◆ INSTRUCTION ◆
Repeat exactly, please, the lines that begin at the start of the listing and end at the line holding "plt.rcParams['mathtext.bf'] = 'Liberation".

◆ DATA BLOCK ◆
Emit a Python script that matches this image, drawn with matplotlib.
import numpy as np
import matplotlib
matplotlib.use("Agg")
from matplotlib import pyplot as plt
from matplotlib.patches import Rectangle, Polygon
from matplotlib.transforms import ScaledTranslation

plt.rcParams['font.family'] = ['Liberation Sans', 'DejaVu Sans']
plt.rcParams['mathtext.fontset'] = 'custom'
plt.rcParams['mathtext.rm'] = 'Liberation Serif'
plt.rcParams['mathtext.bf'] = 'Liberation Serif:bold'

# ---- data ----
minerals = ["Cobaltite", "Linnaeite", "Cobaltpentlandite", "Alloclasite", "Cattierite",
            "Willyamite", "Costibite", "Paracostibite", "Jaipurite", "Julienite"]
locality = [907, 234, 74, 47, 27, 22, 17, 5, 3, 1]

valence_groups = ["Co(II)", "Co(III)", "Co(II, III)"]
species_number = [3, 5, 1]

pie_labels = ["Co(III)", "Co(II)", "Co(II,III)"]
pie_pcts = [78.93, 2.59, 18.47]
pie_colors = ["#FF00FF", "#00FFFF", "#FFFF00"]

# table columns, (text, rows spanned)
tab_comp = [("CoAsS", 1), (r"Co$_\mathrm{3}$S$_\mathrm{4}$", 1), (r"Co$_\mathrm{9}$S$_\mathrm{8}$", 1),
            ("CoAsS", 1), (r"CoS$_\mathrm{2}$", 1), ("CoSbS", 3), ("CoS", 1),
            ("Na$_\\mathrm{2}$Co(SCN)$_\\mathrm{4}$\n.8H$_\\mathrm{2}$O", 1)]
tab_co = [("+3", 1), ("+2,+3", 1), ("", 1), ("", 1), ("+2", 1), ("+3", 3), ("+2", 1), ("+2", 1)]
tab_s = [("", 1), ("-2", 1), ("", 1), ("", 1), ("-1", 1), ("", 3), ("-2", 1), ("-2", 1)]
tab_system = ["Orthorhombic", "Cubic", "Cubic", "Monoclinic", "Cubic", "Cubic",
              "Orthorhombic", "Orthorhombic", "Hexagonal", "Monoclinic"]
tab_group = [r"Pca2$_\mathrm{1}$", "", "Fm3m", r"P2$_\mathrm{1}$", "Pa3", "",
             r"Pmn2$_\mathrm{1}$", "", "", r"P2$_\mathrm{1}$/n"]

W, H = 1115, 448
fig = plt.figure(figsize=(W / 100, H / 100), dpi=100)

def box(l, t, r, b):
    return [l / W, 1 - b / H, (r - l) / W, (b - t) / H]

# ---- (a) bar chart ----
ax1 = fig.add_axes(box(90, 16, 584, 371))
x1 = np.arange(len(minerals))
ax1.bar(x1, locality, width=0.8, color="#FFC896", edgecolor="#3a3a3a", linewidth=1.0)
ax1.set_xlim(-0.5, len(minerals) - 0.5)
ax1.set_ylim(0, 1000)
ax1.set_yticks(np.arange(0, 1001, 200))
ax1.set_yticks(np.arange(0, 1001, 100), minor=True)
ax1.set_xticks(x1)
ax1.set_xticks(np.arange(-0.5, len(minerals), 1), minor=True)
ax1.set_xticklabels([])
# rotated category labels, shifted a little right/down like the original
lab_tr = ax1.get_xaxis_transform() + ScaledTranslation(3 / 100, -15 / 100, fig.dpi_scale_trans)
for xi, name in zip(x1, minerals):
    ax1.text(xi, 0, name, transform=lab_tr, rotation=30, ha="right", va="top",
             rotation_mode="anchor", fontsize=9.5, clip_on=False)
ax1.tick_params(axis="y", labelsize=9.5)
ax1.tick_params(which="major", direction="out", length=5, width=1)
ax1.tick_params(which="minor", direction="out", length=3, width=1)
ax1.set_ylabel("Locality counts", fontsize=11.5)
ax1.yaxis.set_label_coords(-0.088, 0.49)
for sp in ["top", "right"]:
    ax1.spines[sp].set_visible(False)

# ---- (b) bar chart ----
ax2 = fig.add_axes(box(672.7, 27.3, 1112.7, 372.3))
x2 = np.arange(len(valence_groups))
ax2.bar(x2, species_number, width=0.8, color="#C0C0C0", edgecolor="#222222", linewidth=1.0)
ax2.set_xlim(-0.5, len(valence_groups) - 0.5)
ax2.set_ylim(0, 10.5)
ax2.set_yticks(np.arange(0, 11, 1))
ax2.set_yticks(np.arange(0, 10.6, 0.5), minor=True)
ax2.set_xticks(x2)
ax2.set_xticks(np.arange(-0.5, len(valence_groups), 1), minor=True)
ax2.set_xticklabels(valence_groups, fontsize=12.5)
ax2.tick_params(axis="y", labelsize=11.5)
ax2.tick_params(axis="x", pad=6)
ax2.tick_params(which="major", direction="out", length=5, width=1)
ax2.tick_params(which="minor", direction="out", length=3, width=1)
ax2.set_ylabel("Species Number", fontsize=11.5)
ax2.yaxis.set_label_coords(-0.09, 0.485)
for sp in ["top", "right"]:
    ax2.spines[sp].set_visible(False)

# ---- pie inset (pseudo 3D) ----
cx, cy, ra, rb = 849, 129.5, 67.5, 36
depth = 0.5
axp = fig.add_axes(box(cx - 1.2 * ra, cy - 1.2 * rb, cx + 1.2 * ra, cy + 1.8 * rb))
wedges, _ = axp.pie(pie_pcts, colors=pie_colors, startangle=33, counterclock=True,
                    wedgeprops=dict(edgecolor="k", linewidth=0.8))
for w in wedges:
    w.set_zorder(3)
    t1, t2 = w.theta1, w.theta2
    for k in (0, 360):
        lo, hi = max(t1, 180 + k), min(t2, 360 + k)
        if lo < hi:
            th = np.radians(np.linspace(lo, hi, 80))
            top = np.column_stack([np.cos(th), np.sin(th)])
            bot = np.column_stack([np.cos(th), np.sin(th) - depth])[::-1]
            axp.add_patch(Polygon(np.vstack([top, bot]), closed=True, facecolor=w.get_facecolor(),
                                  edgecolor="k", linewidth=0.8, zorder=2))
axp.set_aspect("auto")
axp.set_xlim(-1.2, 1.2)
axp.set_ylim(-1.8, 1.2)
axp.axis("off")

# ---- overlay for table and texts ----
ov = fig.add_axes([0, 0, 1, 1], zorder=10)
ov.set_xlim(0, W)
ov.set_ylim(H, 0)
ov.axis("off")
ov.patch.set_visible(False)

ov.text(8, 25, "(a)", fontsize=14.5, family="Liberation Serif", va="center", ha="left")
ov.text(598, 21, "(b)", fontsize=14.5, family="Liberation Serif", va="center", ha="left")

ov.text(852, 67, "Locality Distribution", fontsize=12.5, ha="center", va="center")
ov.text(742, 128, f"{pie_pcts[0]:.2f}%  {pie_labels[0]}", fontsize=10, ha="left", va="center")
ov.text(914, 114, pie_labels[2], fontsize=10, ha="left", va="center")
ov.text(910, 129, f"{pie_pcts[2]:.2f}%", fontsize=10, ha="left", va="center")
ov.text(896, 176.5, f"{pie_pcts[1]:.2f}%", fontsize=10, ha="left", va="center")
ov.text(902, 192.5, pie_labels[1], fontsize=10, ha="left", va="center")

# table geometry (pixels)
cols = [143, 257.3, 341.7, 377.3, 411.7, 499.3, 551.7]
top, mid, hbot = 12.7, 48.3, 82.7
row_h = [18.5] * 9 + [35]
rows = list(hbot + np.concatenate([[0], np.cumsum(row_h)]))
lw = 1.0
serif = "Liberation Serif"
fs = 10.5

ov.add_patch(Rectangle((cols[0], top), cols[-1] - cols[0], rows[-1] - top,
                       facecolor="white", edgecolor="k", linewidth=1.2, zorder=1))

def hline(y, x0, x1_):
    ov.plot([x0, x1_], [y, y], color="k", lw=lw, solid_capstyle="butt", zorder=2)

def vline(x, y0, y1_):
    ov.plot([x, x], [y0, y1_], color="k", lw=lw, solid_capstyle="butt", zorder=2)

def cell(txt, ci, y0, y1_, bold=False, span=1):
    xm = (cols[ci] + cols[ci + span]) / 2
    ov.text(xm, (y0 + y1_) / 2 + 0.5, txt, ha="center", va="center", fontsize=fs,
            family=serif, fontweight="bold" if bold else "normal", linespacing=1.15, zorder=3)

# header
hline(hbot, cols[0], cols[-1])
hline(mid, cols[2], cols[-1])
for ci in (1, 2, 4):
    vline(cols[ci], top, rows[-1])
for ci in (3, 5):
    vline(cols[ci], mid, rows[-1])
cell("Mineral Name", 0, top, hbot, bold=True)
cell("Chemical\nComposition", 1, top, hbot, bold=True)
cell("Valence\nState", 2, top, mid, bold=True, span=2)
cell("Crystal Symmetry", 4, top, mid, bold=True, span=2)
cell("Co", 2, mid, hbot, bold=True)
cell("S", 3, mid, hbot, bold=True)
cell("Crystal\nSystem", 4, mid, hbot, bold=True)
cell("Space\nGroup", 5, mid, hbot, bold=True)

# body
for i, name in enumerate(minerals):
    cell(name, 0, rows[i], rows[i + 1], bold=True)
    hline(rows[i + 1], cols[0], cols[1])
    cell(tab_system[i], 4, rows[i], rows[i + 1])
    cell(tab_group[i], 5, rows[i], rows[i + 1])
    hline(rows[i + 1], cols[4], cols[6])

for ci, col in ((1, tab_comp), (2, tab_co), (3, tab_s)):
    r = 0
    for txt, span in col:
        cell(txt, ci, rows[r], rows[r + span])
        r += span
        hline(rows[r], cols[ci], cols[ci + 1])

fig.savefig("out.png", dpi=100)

◆ ANSWER TO THE EXERCISE ◆
Emit a Python script that matches this image, drawn with matplotlib.
import numpy as np
import matplotlib
matplotlib.use("Agg")
from matplotlib import pyplot as plt
from matplotlib.patches import Rectangle, Polygon
from matplotlib.transforms import ScaledTranslation

plt.rcParams['font.family'] = ['Liberation Sans', 'DejaVu Sans']
plt.rcParams['mathtext.fontset'] = 'custom'
plt.rcParams['mathtext.rm'] = 'Liberation Serif'
plt.rcParams['mathtext.bf'] = 'Liberation Serif:bold'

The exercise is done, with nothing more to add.